Comment 3 Steve Grubb 2013-01-16 19:12:40 UTC
I don't see any limit that cuts things down to 4K. The buffer is a little bigger than 8K so that it has room for 2 paths at MAX_PATH length + 2 SE Linux contexts + 268 bytes for other information. Its currently 8970 bytes. Can you tell me a little more about how the event was being generated? Specifically, what audit function was being used?

Comment 4 Steve Grubb 2013-01-28 16:29:27 UTC
Any info on reproducing this problem?

Comment 5 Steve Grubb 2013-01-28 17:13:08 UTC
OK, took a look... in src/core/selinux-access.c, we find this:

char buf[LINE_MAX];

vsnprintf(buf, sizeof(buf), fmt, ap);
audit_log_user_avc_message(get_audit_fd(), AUDIT_USER_AVC, buf, NULL, NULL, NULL, 0);

So, what is LINE_MAX? Its not defined anywhere in systemd's code. So, it must be from /usr/include/bits/posix2_lim.h where its defined as 2K. 

As stated previously, the audit system allows messages that are a bit over 8K. So, I think you can safely increase the buffer from 2K to 4K or so. Transferring back to systemd since its code is the limiting factor.

Comment 6 Lennart Poettering 2013-02-13 18:38:48 UTC
I have now changed our code to use a dynamically sized buffer. This way we don't have to make any assumptions about the audit buffer. 

If libaudit expects people to be able to use statically sized buffers, then it should probably export some suggested size values for that. Until then, doing this dynamically sounds safer for us, so that we don't run in this again.

Comment 7 Steve Grubb 2013-02-14 11:40:02 UTC
Libaudit.h defines MAX_AUDIT_MESSAGE_LENGTH. You would want to use a little less than this because that is the maximum including all the things that libaudit adds like terminal, host, exe name, and success/fail. 

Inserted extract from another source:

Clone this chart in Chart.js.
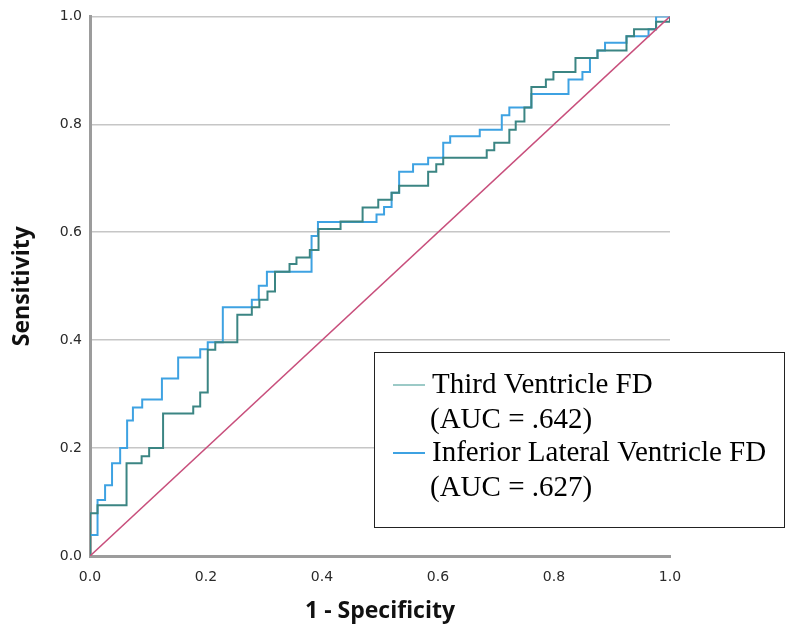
<!DOCTYPE html>
<html>
<head>
<meta charset="utf-8">
<title>ROC curve</title>
<script src="https://cdn.jsdelivr.net/npm/chart.js@4.4.1/dist/chart.umd.min.js"></script>
<style>
  html, body { margin: 0; padding: 0; background: #fff; }
  #wrap { width: 786px; height: 628px; }
</style>
</head>
<body>
<div id="wrap"><canvas id="roc" width="786" height="628"></canvas></div>
<script>
// ROC points (1 - specificity, sensitivity), one array each
const thirdFpr = [0, 0, 0.013, 0.063, 0.089, 0.102, 0.126, 0.178, 0.19, 0.203,
  0.216, 0.254, 0.279, 0.292, 0.306, 0.319, 0.344, 0.356, 0.379, 0.394,
  0.432, 0.47, 0.497, 0.52, 0.533, 0.583, 0.597, 0.609, 0.684, 0.697,
  0.723, 0.734, 0.749, 0.761, 0.786, 0.799, 0.837, 0.875, 0.925, 0.938,
  0.976, 1.0];
const thirdTpr = [0, 0.079, 0.094, 0.172, 0.185, 0.2, 0.264, 0.277, 0.303, 0.382,
  0.396, 0.447, 0.461, 0.475, 0.49, 0.527, 0.541, 0.553, 0.567, 0.606,
  0.62, 0.646, 0.66, 0.673, 0.686, 0.712, 0.726, 0.738, 0.752, 0.766,
  0.79, 0.805, 0.831, 0.869, 0.883, 0.897, 0.923, 0.937, 0.963, 0.976,
  0.99, 1.0];

const inferiorFpr = [0, 0, 0.013, 0.026, 0.038, 0.052, 0.064, 0.074, 0.09, 0.124,
  0.152, 0.19, 0.203, 0.229, 0.279, 0.291, 0.305, 0.382, 0.393, 0.494,
  0.507, 0.52, 0.533, 0.557, 0.583, 0.609, 0.621, 0.672, 0.71, 0.723,
  0.761, 0.825, 0.849, 0.862, 0.875, 0.888, 0.925, 0.963, 0.976, 1.0];
const inferiorTpr = [0, 0.039, 0.104, 0.131, 0.172, 0.2, 0.251, 0.275, 0.29, 0.329,
  0.368, 0.383, 0.396, 0.461, 0.475, 0.501, 0.527, 0.593, 0.619, 0.633,
  0.647, 0.673, 0.712, 0.726, 0.738, 0.766, 0.778, 0.79, 0.817, 0.831,
  0.856, 0.883, 0.897, 0.923, 0.937, 0.951, 0.963, 0.976, 1.0, 1.0];

const referenceLine = [0, 1];

const axisTicks = [0, 0.2, 0.4, 0.6, 0.8, 1.0];

const legendItems = [
  { label: 'Third Ventricle FD', auc: '(AUC = .642)', color: '#9ccac7' },
  { label: 'Inferior Lateral Ventricle FD', auc: '(AUC = .627)', color: '#3ea2e2' }
];

function toPoints(xs, ys) {
  return xs.map((x, i) => ({ x: x, y: ys[i] }));
}

// boxed legend in the lower right, drawn straight onto the canvas
const boxLegend = {
  id: 'boxLegend',
  afterDraw(chart) {
    const ctx = chart.ctx;
    ctx.save();
    ctx.fillStyle = '#fff';
    ctx.fillRect(374, 352, 411, 176);
    ctx.strokeStyle = '#222';
    ctx.lineWidth = 1;
    ctx.strokeRect(374.5, 352.5, 410, 175);

    ctx.font = '29px "Liberation Serif", "Times New Roman", serif';
    ctx.textBaseline = 'middle';
    ctx.fillStyle = '#000';
    const rows = [385, 453];
    legendItems.forEach((item, i) => {
      const y = rows[i];
      ctx.strokeStyle = item.color;
      ctx.lineWidth = 2;
      ctx.beginPath();
      ctx.moveTo(393, y);
      ctx.lineTo(425, y);
      ctx.stroke();
      ctx.fillText(item.label, 432, y);
      ctx.fillText(item.auc, 430, y + 35);
    });
    ctx.restore();
  }
};

const ctx = document.getElementById('roc').getContext('2d');
new Chart(ctx, {
  type: 'scatter',
  data: {
    datasets: [
      {
        label: 'Reference Line',
        data: toPoints(referenceLine, referenceLine),
        showLine: true,
        borderColor: '#c84f7c',
        borderWidth: 1.5,
        pointRadius: 0
      },
      {
        label: 'Third Ventricle FD',
        data: toPoints(thirdFpr, thirdTpr),
        showLine: true,
        stepped: 'before',
        borderColor: '#3b8583',
        borderWidth: 2,
        pointRadius: 0
      },
      {
        label: 'Inferior Lateral Ventricle FD',
        data: toPoints(inferiorFpr, inferiorTpr),
        showLine: true,
        stepped: 'before',
        borderColor: '#3ea2e2',
        borderWidth: 2,
        pointRadius: 0
      }
    ]
  },
  options: {
    responsive: false,
    animation: false,
    layout: { padding: { top: 15, right: 116, left: 0, bottom: 0 } },
    plugins: {
      legend: { display: false },
      tooltip: { enabled: false }
    },
    scales: {
      x: {
        type: 'linear',
        min: 0,
        max: 1,
        afterBuildTicks: scale => { scale.ticks = axisTicks.map(v => ({ value: v })); },
        afterFit: scale => { scale.height = 72; },
        grid: { display: false },
        border: { color: '#9c9c9c', width: 3 },
        ticks: {
          padding: 5,
          color: '#2a2a2a',
          font: { family: 'DejaVu Sans', size: 14 },
          callback: v => v.toFixed(1)
        },
        title: {
          display: true,
          text: '1 - Specificity',
          color: '#111',
          font: { family: 'Open Sans', size: 23, weight: 'bold' },
          padding: { top: 0, bottom: 3 }
        }
      },
      y: {
        type: 'linear',
        min: 0,
        max: 1,
        afterBuildTicks: scale => { scale.ticks = axisTicks.map(v => ({ value: v })); },
        afterFit: scale => { scale.width = 90; },
        grid: { color: '#c6c6c6', lineWidth: 1.5, drawTicks: false },
        border: { color: '#9c9c9c', width: 3 },
        ticks: {
          padding: 8,
          color: '#2a2a2a',
          font: { family: 'DejaVu Sans', size: 14 },
          callback: v => v.toFixed(1)
        },
        title: {
          display: true,
          text: 'Sensitivity',
          color: '#111',
          font: { family: 'Open Sans', size: 23, weight: 'bold' },
          padding: { top: 9, bottom: 0 }
        }
      }
    }
  },
  plugins: [boxLegend]
});
</script>
</body>
</html>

Out of curiosity, do you really feel sure about dynamic allocations in general? You don't worry about heap fragmentation? The audit daemon code uses stack based buffers everywhere possible so that any chance of heap fragmentation is minimized.

Thanks for the update...

Comment 8 Fedora Update System 2013-04-10 20:10:32 UTC
systemd-201-2.fc18.1 has been submitted as an update for Fedora 18.
https://admin.fedoraproject.org/updates/systemd-201-2.fc18.1

Comment 9 Fedora Update System 2013-04-11 23:23:24 UTC
Package systemd-201-2.fc18.2:
* should fix your issue,
* was pushed to the Fedora 18 testing repository,
* should be available at your local mirror within two days.
Update it with:
# su -c 'yum update --enablerepo=updates-testing systemd-201-2.fc18.2'
as soon as you are able to.
Please go to the following url:
https://admin.fedoraproject.org/updates/FEDORA-2013-5452/systemd-201-2.fc18.2
then log in and leave karma (feedback).

Comment 10 Fedora Update System 2013-04-15 23:58:02 UTC
Package systemd-201-2.fc18.4:
* should fix your issue,
* was pushed to the Fedora 18 testing repository,
* should be available at your local mirror within two days.
Update it with:
# su -c 'yum update --enablerepo=updates-testing systemd-201-2.fc18.4'
as soon as you are able to.
Please go to the following url:
https://admin.fedoraproject.org/updates/FEDORA-2013-5452/systemd-201-2.fc18.3
then log in and leave karma (feedback).

Comment 11 Fedora Update System 2013-04-18 02:35:17 UTC
Package systemd-201-2.fc18.5:
* should fix your issue,
* was pushed to the Fedora 18 testing repository,
* should be available at your local mirror within two days.
Update it with:
# su -c 'yum update --enablerepo=updates-testing systemd-201-2.fc18.5'
as soon as you are able to.
Please go to the following url:
https://admin.fedoraproject.org/updates/FEDORA-2013-5452/systemd-201-2.fc18.5
then log in and leave karma (feedback).

Comment 12 Fedora Update System 2013-05-07 13:37:44 UTC
systemd-201-2.fc18.6 has been submitted as an update for Fedora 18.
https://admin.fedoraproject.org/updates/FEDORA-2013-5452/systemd-201-2.fc18.6

Comment 13 Fedora Update System 2013-05-09 10:00:35 UTC
Package systemd-201-2.fc18.6:
* should fix your issue,
* was pushed to the Fedora 18 testing repository,
* should be available at your local mirror within two days.
Update it with:
# su -c 'yum update --enablerepo=updates-testing systemd-201-2.fc18.6'
as soon as you are able to.
Please go to the following url:
https://admin.fedoraproject.org/updates/FEDORA-2013-5452/systemd-201-2.fc18.6
then log in and leave karma (feedback).

Comment 14 Fedora Update System 2013-05-16 02:56:31 UTC
systemd-201-2.fc18.6 has been pushed to the Fedora 18 stable repository.  If problems still persist, please make note of it in this bug report.